美国有线新闻 CNN 2015-05-07(在线收听

 Welcome to CNN Student News on Cinco de Mayo, 2015. I'm Carl Azuz, delivering current events with no commercials. 

 
This Tuesday, we're starting with an update from earthquake-stricken Nepal. 
 
The National Emergency Operation Center says the April 25th quake and the aftershocks that followed killed more than 7,200 people, almost twice that many were injured. A week after the quake, there was a remarkable rescue, a 101-year-old man who'd been trapped under the rubble of his home. Officials say he's in stable condition. They don't know how he survived.
 
The country's finance minister says the 7.8 magnitude quake either partially or completed destroyed almost 300,000 homes. Some are in remote villages that aid worker are still unable to reach. A CNN drone flew over some of these areas. The destruction it found in places was catastrophic.
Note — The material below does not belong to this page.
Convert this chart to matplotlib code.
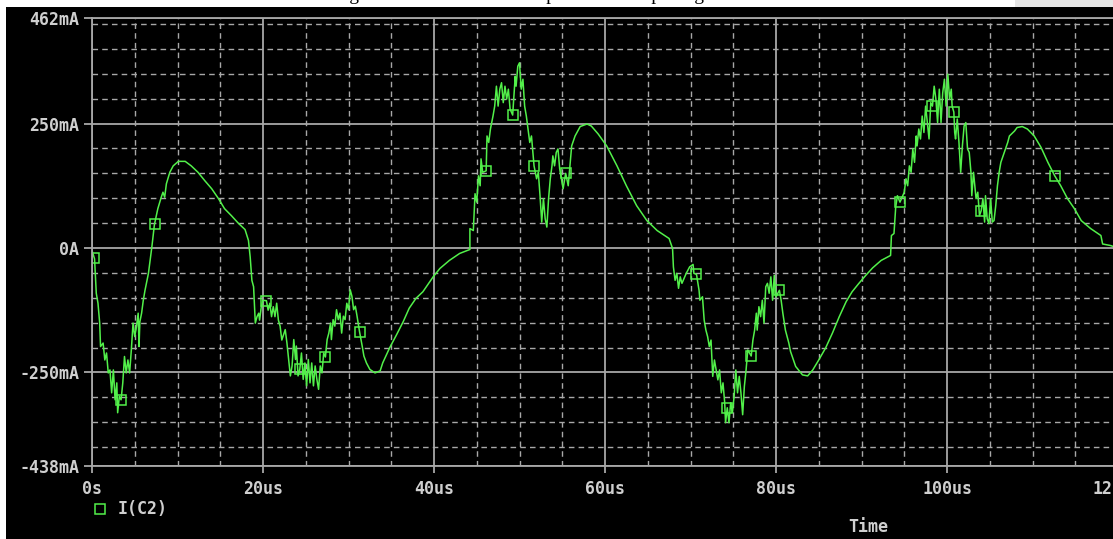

It's why officials expect the death toll to go up significantly.  
 
Nepalese leaders are calling for more international aid, especially funding to help the Nepalese people recover. 
 
Class is back in session at Kopila Valley Children's Home and School. It was started by CNN Hero Maggie Doyne, whom we told you about before the quake. She and the students are all OK, but other CNN heroes are struggling with the quake's destruction. 
 
Both Nepalese winning CNN's top prize for their charity work, both now emotionally crushed by the earthquake that devastated the country.
 
We have to do, we have to take out all the stones, everything, again back. So, we have to start again from the down.
 
Four of our houses in the districts have absolutely, is is, absolutely gone.
 
Koirala runs a rehabilitation center for more than 400 women and children, mostly victims of human trafficking and sexual violence. 
 
Today, she's also taking on these 11 orphans, because their shelter was damaged by the earthquake.
 
Basnet runs a home for children and incarcerated parents.
 
It's a bit of a setback from this earthquake.
 
Yes, it has setback, but I think, not just in my life, but everyone's life. But someday, I think things will work out.
 
She bought this property with the money she won from CNN Heroes. The home where she and her 45 children have lived for years is now uninhabitable.
 
This is where the children had been camping out since the earthquake hit, because butterfly home has been deemed unsafe and right now, they just don't know when they'll be able to move back.
 
A guava tree for shade, a patch of grass, their temporary home. I asked them what the earthquake felt like.
 
"It shook us like this, like I was in the swing," he says. "I thought I would die", he says.
 
Even though they laugh about it now, the elders and the children, Laxmi says they were terrified.
 
They were scared at that time when it...
 
The mental trauma will linger. It will take time to restore their livelihoods. But with heroes like Basnet and Koirala as their caretakers, determined to overcome the setback and soon, they know they are the lucky ones.